Latest update February 10th, 2025 7:48 AM
Apr 14, 2009 Features / Columnists, Freddie Kissoon
Politics in Guyana will become even more curious, definitely tenser and naturally more enthralling when the son-in-law of the late President Forbes Burnham, Dr. Richard Van West Charles, returns home in a few days’ time. A PNC insider had whispered to me that Mr. Corbin favoured Dr. Charles.
I wrote that in a column on Corbin but the undercurrents in the PNC point to Dr. Aubrey Armstrong. We don’t know as yet what shape Dr. Charles’s politics will take or what architecture he will bring to the PNC if he secures the leadership. But two things we know will happen when the doctor returns.
He plans to ground with the Guyanese people (though I am not sure that Rodneyite term can be applied to Van West but we shall see) and secondly, as a spin off from that he will have to field question on the nature of his father-in-law’s rule. Those questions will follow Dr. Charles everywhere he goes. Here is where Guyana’s politics will become vastly more interesting than it is at present. What will be the answers of Dr. Charles? To get a glimpse into what is to come, we need to look at the perennial “apology dilemma” that has haunted the PNC since it became an opposition party and continues to be a ghost that shadows it.
But is the “apology syndrome” still the nemesis of the PNC after more than sixteen years of PPP governorship? In other words, has the PNC cast off this jumbie and has accepted that in comparison to Burnham’s seventeen years of power, the PPP has outdone him in the exercise of dirty power and nasty politics?
The times change quickly in a fast moving world. Today’s negatives are forgotten and overshadowed by the influx of even nastier values. Raphael Trotman earned national respect when in 2004 he advised the PNC leadership to apologise for the excesses when it was in power. I seriously doubt it. I am most certainly that such advocacy will not resonate in the society.
On the contrary, any politician, today, who is contending for power may lose credibility if he/she demands an apology from the PNC for bad government and not do likewise for the PPP.

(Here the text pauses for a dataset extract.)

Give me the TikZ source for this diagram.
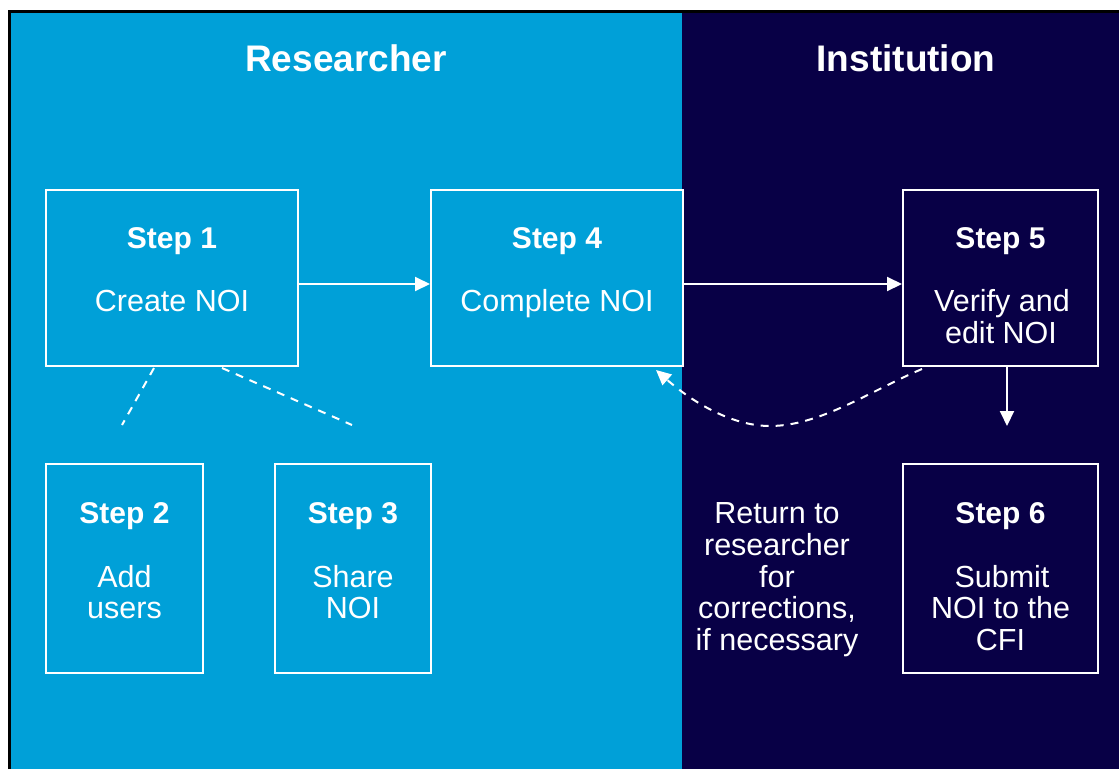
\documentclass[tikz,border=0pt]{standalone}
\usepackage{fontspec}
\setmainfont{Liberation Sans}
\usetikzlibrary{arrows.meta,calc}
\definecolor{resblue}{HTML}{00A0D8}
\definecolor{instnavy}{HTML}{080046}
\begin{document}
\begin{tikzpicture}[x=1pt,y=-1pt,
  box/.style={draw=white,line width=2pt,inner sep=0pt,rectangle},
  txt/.style={text=white,anchor=base,inner sep=0pt,font=\fontsize{30.5}{32}\selectfont},
  stp/.style={txt,font=\fontsize{30}{32}\selectfont\bfseries},
  ttl/.style={txt,font=\fontsize{37}{40}\selectfont\bfseries},
  conn/.style={draw=white,line width=2pt,-{Triangle[length=15pt,width=14pt]}},
  dashline/.style={draw=white,line width=2pt,dash pattern=on 8pt off 7pt}]
\useasboundingbox (0,0) rectangle (1119,769);
% backgrounds
\fill[resblue] (11,13) rectangle (682,769);
\fill[instnavy] (682,13) rectangle (1119,769);
\draw[black,line width=3pt] (9,769) -- (9,11) -- (1119,11);
% titles
\node[ttl] (tres) at (346,71) {Researcher};
\node[ttl] (tins) at (906,71) {Institution};
% boxes
\node[box,minimum width=252pt,minimum height=176pt] (s1) at (172,278) {};
\node[box,minimum width=252pt,minimum height=176pt] (s4) at (557,278) {};
\node[box,minimum width=195pt,minimum height=176pt] (s5) at (1000.5,278) {};
\node[box,minimum width=157pt,minimum height=209pt] (s2) at (124.5,568.5) {};
\node[box,minimum width=156pt,minimum height=209pt] (s3) at (353,568.5) {};
\node[box,minimum width=195pt,minimum height=209pt] (s6) at (1000.5,568.5) {};
% box texts
\node[stp] (s1a) at (172,248) {Step 1};
\node[txt] (s1b) at (172,311) {Create NOI};
\node[stp] (s4a) at (557,248) {Step 4};
\node[txt] (s4b) at (557,311) {Complete NOI};
\node[stp] (s5a) at (1000.5,248) {Step 5};
\node[txt] (s5b) at (1002,311) {Verify and};
\node[txt] (s5c) at (1001,343) {edit NOI};
\node[stp] (s2a) at (124.5,523) {Step 2};
\node[txt] (s2b) at (124.5,587) {Add};
\node[txt] (s2c) at (124.5,618) {users};
\node[stp] (s3a) at (353,523) {Step 3};
\node[txt] (s3b) at (353,587) {Share};
\node[txt] (s3c) at (353,618) {NOI};
\node[stp] (s6a) at (1000.5,523) {Step 6};
\node[txt] (s6b) at (1002,587) {Submit};
\node[txt] (s6c) at (1000.5,618) {NOI to the};
\node[txt] (s6d) at (1000.5,650) {CFI};
\node[txt] (r1) at (777,523) {Return to};
\node[txt] (r2) at (777,555) {researcher};
\node[txt] (r3) at (777,587) {for};
\node[txt] (r4) at (777,618) {corrections,};
\node[txt] (r5) at (777,650) {if necessary};
% connectors
\draw[conn] ([yshift=-6pt]s1.east) -- ([yshift=-6pt]s4.west);
\draw[conn] ([yshift=-6pt]s4.east) -- ([yshift=-6pt]s5.west);
\coordinate (d5) at (1007,426);
\draw[conn] ([xshift=6.5pt]s5.south) -- (d5);
\coordinate (e2) at (122,425);
\coordinate (e3) at (352,425);
\draw[dashline] ([xshift=-18pt,yshift=-1pt]s1.south) -- (e2);
\draw[dashline] ([xshift=50pt,yshift=-1pt]s1.south) -- (e3);
\coordinate (cb) at (770,426);
\draw[dashline,-{Triangle[length=15pt,width=14pt]}] ([xshift=20pt,yshift=-2pt]s5.south west) .. controls (870,391) and (820,426) .. (cb) .. controls (730,426) and (690,400) .. ([xshift=-28pt,yshift=-3pt]s4.south east);
\end{tikzpicture}
\end{document}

I have spoken to many top PNC leaders, including Hamilton Green (though he is not in the PNC’s hierarchy), about the “apology dilemma” and it is no longer an issue. They are adamant about it. We have a reverse situation in Guyanese politics today in which most PNC leaders want the PPP to apologise to the nation over what they see as the worst form of undemocratic power a government has practised in Guyana’s history.
From speaking to these people, it is clear to me that the “apology complex” is a dead affair. Enter Van West Charles. Is he going to put back the “apology nuance” on the front-burner or it is a thing of the past for him?
It is difficult to see Charles going to African constituencies and talking to PNC groups and getting a warm reception when he is quoted in the press as saying that PNC executives and mandarins should show remorse over how Burnham governed Guyana. I cannot see Dr. Charles going that route. Not after the massive shadow of shame that hangs over the canopy of the PPP.
The question remains as to how Charles will design his responses. There will be “nuff” inquiries (some of which will come from this writer if I ever meet with Charles or attend his public lectures).
What we can anticipate is that Charles will not be short of research materials to adequately frame his answers to achieve plausibility. If Charles has done his homework, his credibility will remain intact when he enters the debate circuit. Three angles are common among PNC detractors. One is that Burnham was a dictator.
Charles will probably demand the instances. If given, will he offer parallel instances in the PPP Government? He should not be lost for facts in this area. “Paramountcy of the party doctrine” will be thrown at Charles.
One hopes that Charles is aware that in the recent announcement of three new Permanent Secretaries, one is the brother of a key PPP executive and the brother of a senior Minister only that the last name is different. So will Charles retort that there is still paramountcy and will he offer examples?
Thirdly, what expression will be on Charles’s face when told that the Burnham Government was corrupt? We anticipate that Charles will laugh and heartily so. Because he knows that when it comes to that turf, he will be invincible. Anyone will. Corruption is out of control.